Re: foundations of relational theory?
Date: Mon, 20 Oct 2003 18:14:03 +0100
Message-ID: <bn15ap$g1a$1_at_gazette.almaden.ibm.com>
"Dawn M. Wolthuis" <dwolt_at_iserv.net> wrote in message
news:6db906b2.0310191644.13b47642_at_posting.google.com...
[snip]
> While this is not an academic statement of why PICK works nicely, it
> might give some hints on why folks who have put their dollars into the
> SQL-based RDBMS world can become born-again when they see the
> difference in dollars needed for a comparable PICK system.
Mind if I take it as an academic statement?, and use it to give hints at why
an MV system will be less useful than a relational system everything else
being equal.
> Again, it is not that PICK is flawless (by any stretch), but as a
> basis for moving forward, I'd sure rather start with this big bang for
> the buck implementation than any SQL-based RDBMS I've seen. And, yes,
> I know this is a theory forum and not necessarily for opinions based
> on practice, so I'll go back to the claim, even though not fleshed
> out, that persisting data based on language -- such as modeling entire
> propositions together rather than piecing them apart to the extent
> done in an RDBMS -- makes sense because we are not trying to persist
> mathematical relations ultimately -- we are trying to persist
> propositions.
Guess what, "trying to persit propostions" is *exactly* what the relational
model is all about.
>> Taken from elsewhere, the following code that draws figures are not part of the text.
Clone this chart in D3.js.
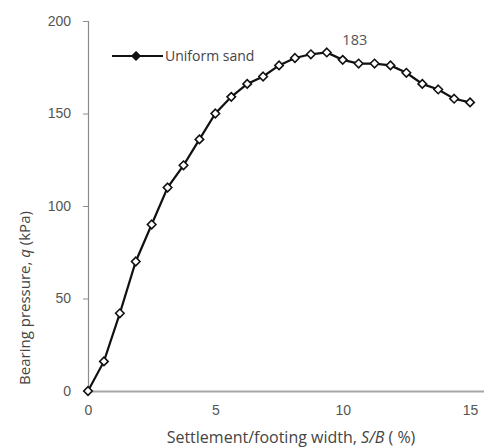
<!DOCTYPE html>
<html>
<head>
<meta charset="utf-8">
<script src="https://cdn.jsdelivr.net/npm/d3@7"></script>
<style>
  html, body { margin: 0; padding: 0; background: #fff; }
  svg { display: block; font-family: "Open Sans", "Liberation Sans", sans-serif; }
</style>
</head>
<body>
<svg id="chart" width="484" height="447"></svg>
<script>
// Settlement ratio S/B (%) and bearing pressure q (kPa) for uniform sand
const settlement = [0, 0.625, 1.25, 1.875, 2.5, 3.125, 3.75, 4.375, 5, 5.625, 6.25, 6.875,
  7.5, 8.125, 8.75, 9.375, 10, 10.625, 11.25, 11.875, 12.5, 13.125, 13.75, 14.375, 15];
const pressure = [0, 16, 42, 70, 90, 110, 122, 136, 150, 159, 166, 170,
  176, 180, 182, 183, 179, 177, 177, 176, 172, 166, 163, 158, 156];
const xTicks = [0, 5, 10, 15];
const yTicks = [0, 50, 100, 150, 200];
const seriesName = "Uniform sand";
const peakValue = 183;

const svg = d3.select("#chart");
const x = d3.scaleLinear().domain([0, 16]).range([88, 88 + 16 * 25.47]);
const y = d3.scaleLinear().domain([0, 200]).range([391, 21]);
const axisGrey = "#8c8c8c";
const textGrey = "#555";

// y axis
const gy = svg.append("g").attr("transform", `translate(${x(0)},0)`)
  .call(d3.axisLeft(y).tickValues(yTicks).tickSize(5).tickPadding(12));
gy.select(".domain").attr("stroke", axisGrey).attr("stroke-width", 1.2);
gy.selectAll(".tick line").attr("stroke", axisGrey);
gy.selectAll(".tick text").attr("fill", textGrey).attr("font-size", 14);

// x axis
const gx = svg.append("g").attr("transform", `translate(0,${y(0)})`)
  .call(d3.axisBottom(x).tickValues(xTicks).tickSize(0).tickPadding(14));
gx.select(".domain").attr("stroke", "#a6a6a6").attr("stroke-width", 2);
gx.selectAll(".tick text").attr("fill", textGrey).attr("font-size", 14);

// axis titles
const xt = svg.append("text").attr("x", 291).attr("y", 443)
  .attr("text-anchor", "middle").attr("fill", "#444").attr("font-size", 16);
xt.append("tspan").text("Settlement/footing width, ");
xt.append("tspan").attr("font-style", "italic").text("S/B");
xt.append("tspan").text(" ( %)");

const yt = svg.append("text").attr("transform", "translate(30,298) rotate(-90)")
  .attr("text-anchor", "middle").attr("fill", "#444").attr("font-size", 15);
yt.append("tspan").text("Bearing pressure, ");
yt.append("tspan").attr("font-style", "italic").text("q");
yt.append("tspan").text(" (kPa)");

// series
const pts = settlement.map((s, i) => [s, pressure[i]]);
svg.append("path").datum(pts)
  .attr("fill", "none").attr("stroke", "#111").attr("stroke-width", 2.2)
  .attr("d", d3.line().x(d => x(d[0])).y(d => y(d[1])));

const diamond = d3.symbol().type(d3.symbolDiamond2).size(46);
svg.append("g").selectAll("path").data(pts).join("path")
  .attr("transform", d => `translate(${x(d[0])},${y(d[1])})`)
  .attr("d", diamond)
  .attr("fill", "#fff").attr("stroke", "#111").attr("stroke-width", 1.6);

// peak label
const peakIdx = pressure.indexOf(peakValue);
svg.append("text").attr("x", x(settlement[peakIdx]) + 28).attr("y", y(peakValue) - 7)
  .attr("text-anchor", "middle").attr("fill", textGrey).attr("font-size", 14.5)
  .text(peakValue);

// legend
const lg = svg.append("g").attr("transform", "translate(112,56)");
lg.append("line").attr("x1", 0).attr("x2", 51).attr("y1", 0).attr("y2", 0)
  .attr("stroke", "#111").attr("stroke-width", 2.2);
lg.append("path").attr("transform", "translate(24,0)").attr("d", diamond)
  .attr("fill", "#111").attr("stroke", "#111").attr("stroke-width", 1.2);
lg.append("text").attr("x", 53).attr("y", 5).attr("fill", "#444")
  .attr("font-size", 14).text(seriesName);
</script>
</body>
</html>
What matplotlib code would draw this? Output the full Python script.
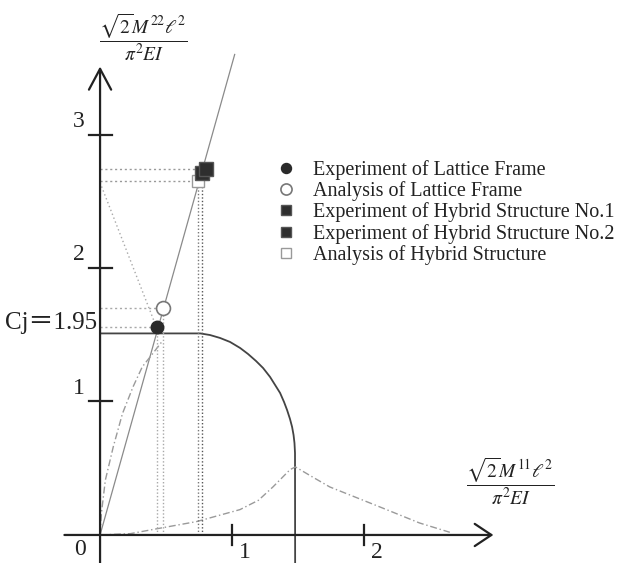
import numpy as np
import matplotlib.pyplot as plt

plt.rcParams['font.family'] = ['Liberation Serif', 'Noto Sans CJK JP']
plt.rcParams['mathtext.fontset'] = 'stix'

# measured points  (x = sqrt2 M11 l^2 / pi^2 EI , y = sqrt2 M22 l^2 / pi^2 EI)
exp_lattice = (0.43, 1.56)
anl_lattice = (0.48, 1.70)
exp_hybrid1 = (0.77, 2.71)
exp_hybrid2 = (0.80, 2.74)
anl_hybrid = (0.745, 2.65)
cj = 1.51
cj_label = 'Cj＝1.95'

# interaction curve
curve_x = [0.0, 0.76, 0.833, 0.909, 0.985, 1.061, 1.121, 1.182, 1.235, 1.288, 1.326,
           1.364, 1.394, 1.417, 1.439, 1.455, 1.466, 1.473, 1.477, 1.478]
curve_y = [cj, cj, 1.498, 1.476, 1.446, 1.401, 1.356, 1.303, 1.251, 1.184, 1.124,
           1.064, 0.996, 0.936, 0.869, 0.809, 0.749, 0.689, 0.614, -0.21]

# proportional loading line
load_x = [0.0, 1.02]
load_y = [0.0, 3.60]

# analysis load paths
path1_x = [0.0, 0.01, 0.04, 0.10, 0.17, 0.25, 0.32, 0.40, 0.47]
path1_y = [0.0, 0.16, 0.41, 0.66, 0.91, 1.11, 1.26, 1.36, 1.45]
path2_x = [0.0, 0.23, 0.45, 0.73, 1.06, 1.20, 1.31, 1.44, 1.48, 1.60, 1.74, 2.12, 2.42, 2.65]
path2_y = [0.0, 0.01, 0.05, 0.10, 0.19, 0.26, 0.36, 0.49, 0.51, 0.44, 0.36, 0.21, 0.09, 0.02]
path3_x = [0.0, 0.41]
path3_y = [2.64, 1.60]

x_ticks = [1, 2]
y_ticks = [1, 2, 3]

ink = '#222222'
light = '#a8a8a8'

fig = plt.figure(figsize=(6.44, 5.63), dpi=100)
ax = fig.add_axes([0, 0, 1, 1])
ax.set_xlim(-0.758, 4.121)
ax.set_ylim(-0.21, 4.008)
ax.axis('off')

# axes with open arrow heads
ax.annotate('', xy=(2.98, 0), xytext=(-0.27, 0),
            arrowprops=dict(arrowstyle='->, head_length=0.6, head_width=0.4',
                            color=ink, lw=1.6, shrinkA=0, shrinkB=0, mutation_scale=20))
ax.annotate('', xy=(0, 3.51), xytext=(0, -0.21),
            arrowprops=dict(arrowstyle='->, head_length=0.75, head_width=0.4',
                            color=ink, lw=1.6, shrinkA=0, shrinkB=0, mutation_scale=20))
for x in x_ticks:
    ax.plot([x, x], [-0.075, 0.075], color=ink, lw=1.6)
    ax.text(x + 0.1, -0.13, str(x), ha='center', va='center', fontsize=17, color=ink)
for y in y_ticks:
    ax.plot([-0.083, 0.091], [y, y], color=ink, lw=1.6)
    ax.text(-0.115, y + 0.1, str(y), ha='right', va='center', fontsize=17, color=ink)
ax.text(-0.15, -0.11, '0', ha='center', va='center', fontsize=17, color=ink)

ax.text(0.33, 3.73, r'$\dfrac{\sqrt{2}M^{22}\ell^{2}}{\pi^{2}EI}$', ha='center', va='center',
        fontsize=14, color=ink)
ax.text(3.11, 0.40, r'$\dfrac{\sqrt{2}M^{11}\ell^{2}}{\pi^{2}EI}$', ha='center', va='center',
        fontsize=14, color=ink)

# curves
ax.plot(curve_x, curve_y, color='#444444', lw=1.3)
ax.plot(load_x, load_y, color='#8a8a8a', lw=0.9)
ax.plot(path1_x, path1_y, color='#9a9a9a', lw=1.0, ls=(0, (5, 2, 1, 2)))
ax.plot(path2_x, path2_y, color='#9a9a9a', lw=1.0, ls=(0, (5, 2, 1, 2)))
ax.plot(path3_x, path3_y, color=light, lw=1.0, ls=(0, (1, 2)))

# guide lines to the points
for (px, py), c in [(exp_lattice, light), (anl_lattice, light),
                    (exp_hybrid2, '#999999'), (anl_hybrid, '#999999')]:
    ax.plot([0, px], [py, py], color=c, lw=1.0, ls=(0, (1.5, 2)))
for (px, py), c in [(exp_lattice, light), (anl_lattice, light),
                    (exp_hybrid1, '#555555'), (anl_hybrid, '#777777')]:
    ax.plot([px, px], [0, py], color=c, lw=1.0, ls=(0, (1, 1.5)))

ax.text(-0.023, cj + 0.03, cj_label, ha='right', va='baseline', fontsize=18, color=ink)

# points
h1, = ax.plot(*exp_lattice, 'o', ms=9, color='#2a2a2a', label='Experiment of Lattice Frame')
h2, = ax.plot(*anl_lattice, 'o', ms=10, mfc='white', mec='#777777', mew=1.2,
              label='Analysis of Lattice Frame')
h5, = ax.plot(*anl_hybrid, 's', ms=9, mfc='white', mec='#999999', mew=1.0,
              label='Analysis of Hybrid Structure')
h3, = ax.plot(*exp_hybrid1, 's', ms=9.5, color='#2e2e2e', mec='#555555',
              label='Experiment of Hybrid Structure No.1')
h4, = ax.plot(*exp_hybrid2, 's', ms=9.5, color='#2e2e2e', mec='#555555',
              label='Experiment of Hybrid Structure No.2')

ax.legend(handles=[h1, h2, h3, h4, h5], loc='upper left', bbox_to_anchor=(0.429, 0.716),
          bbox_transform=fig.transFigure, frameon=False, fontsize=14.5, markerscale=0.8,
          handlelength=1.0, handletextpad=0.8, labelspacing=0.07, borderpad=0,
          borderaxespad=0, labelcolor=ink)

fig.savefig('out.png', dpi=100)
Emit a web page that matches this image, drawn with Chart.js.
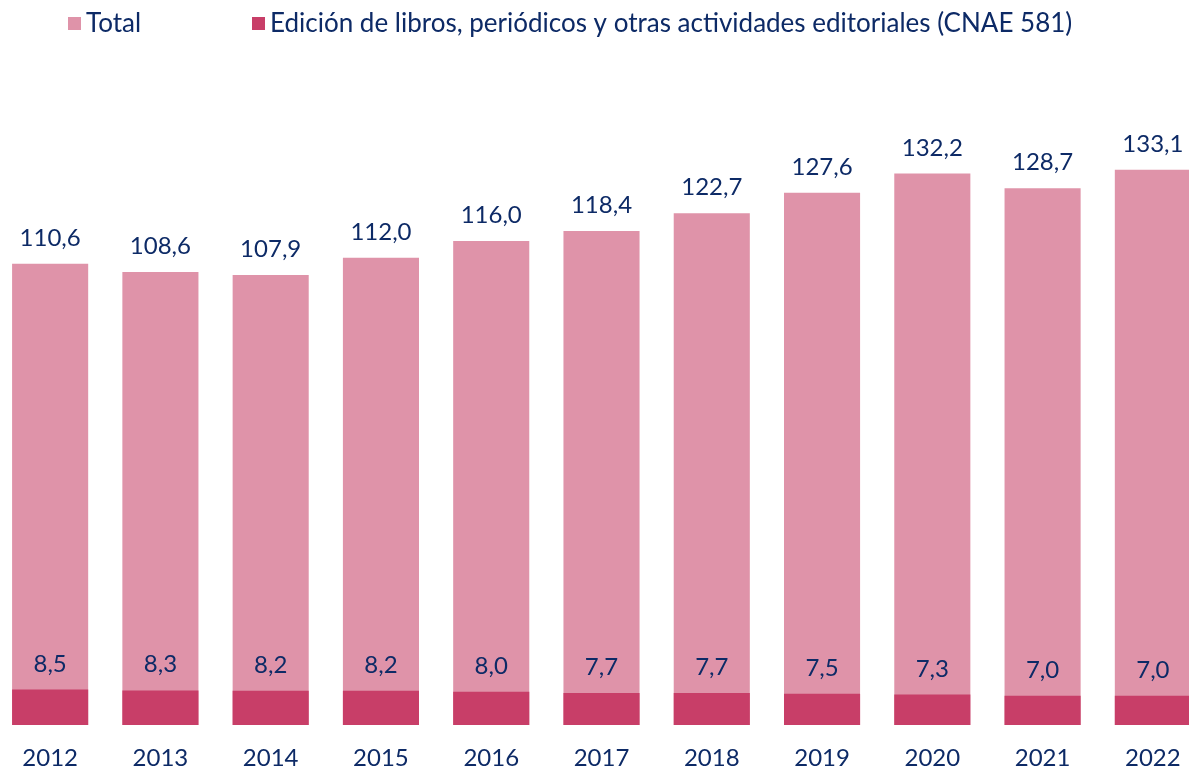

A tuple (row) is a fact - a proposition.
> For example, "Jane Doe has three kids -- John, George, & Paul -- and
> also three cars -- a 1967 Mustang Fastback and a 1968 VW Bug, but the
> car she usually drives is her other car -- a 2002 Ford Thunderbird".
> A lousy sentence, but easy to image on a form. This sentence/form is
> about a single person -- Jane Doe
Any why, prey, is that sentence not also about the person John (or George or Paul)? Or equally it is not about 2002 Ford Thunderbirds?
The point of the relational model is that it is *democratic* - i.e. all data is treated equally. Cars have people, people have cars. We do not bias ourselves one way or another. Children are no more (or less) important that Parents.
We would say that your single sentence above is in need of normalisation precisely because it favours some data over some others. Now if some data is truly and always more important than some other data, so that say you are only ever interested in the *set of kids* that a person has, then sure model them as a set valued attribute, but otherwise go the extra mile and make kids (and cars) first class citizens.
> and would all be filed in a single
> "folder" in PICK except, possibly, for code files used for validation
> -- there could be a code file for makes & models of cars.
> Depending on the application, it might make sense to have 4 "forms" in
> this folder -- one for each person: Jane and each of her kids or we
> might decide it isn't important to treat the kids as separate "filed"
> persons in our system at this point. If they are filed as separate
> people, then the Jane Doe record (form/document/proposition) would
> have a multivalued foreign key (pointer) to each of the child
> (literally!) records, else it would store the actual data, such as
> first names of each child.
>
> Playing the game with language to parse it out, split it into many
> fragments (often based on the nouns) for the purpose of storing it,
> only to need to retrieve it again as a whole, doesn't gain us
> anything, on the face of it.
It gains your data a flat playing field. It allows you to formulate queries about (in you example) people who happen to be kids as easily formulating queries about people who happen to have kids. The relational model encourages this flat, democratic, playing field.This ideal has sometimes caused people to say that non-flat data (to speak very loosely) has no place in the relational model. I.e. that 'multi-valued (e.g. relation/set valued) attributes are not allowed. Nowadays we (and I think I speak for most relational advocates here) allow relation valued attributes in the relational model. SQL implementations however, I hardly need say, have (mostly) not caught up.
However, we would still generally caution against an over reliance on using 'multi-values' in a relation database. If used 'badly', we begin to loose the flat playing field. Relation valued attributes are OK. Short hands for 'multivalued foreign key' constraints would make me nervous, and (infinitely) recursive relation valued attributes seem to be particularly troublesome.
I would urge those who wish to understand more of these issues to read Chris Date's paper "What First Normal Form Really Means" (It will cost you though )
http://www.dbdebunk.com/page/page/629796.htm
One thing the relational guys might learn from the experiences of MV systems, is a better idea of when relational valued attributes are OK and when they are not. I'm sure you guys know when MV attributes get misused for example.
> [I understand the purpose is to be able to provide a simple language
> that enforces various data constraints, but I think that purpose is
> somewhat flawed too. Protecting data is a noble goal -- controlling
> data and programmers with fixed, global constraints isn't necessarily
> the best way to lend such protection in my opinion, but that's a
> tangent to this post, so later on that.]
If a constraint is not global, then it is not, in fact, a constraint.
E.g. these are global constaints.
"WHEN (In Rome) DO (As the Romans)"
The 'local' constraints
"DO (As the Romans)"
mean nothing (i.e. they always evaluate to TRUE, they constrain nothing).
AND
"WHEN (Not in Rome) DO (As you like)"
"DO (As you like)"
Regards
Paul Vernon
Business Intelligence, IBM Global Services
Received on Mon Oct 20 2003 - 19:14:03 CEST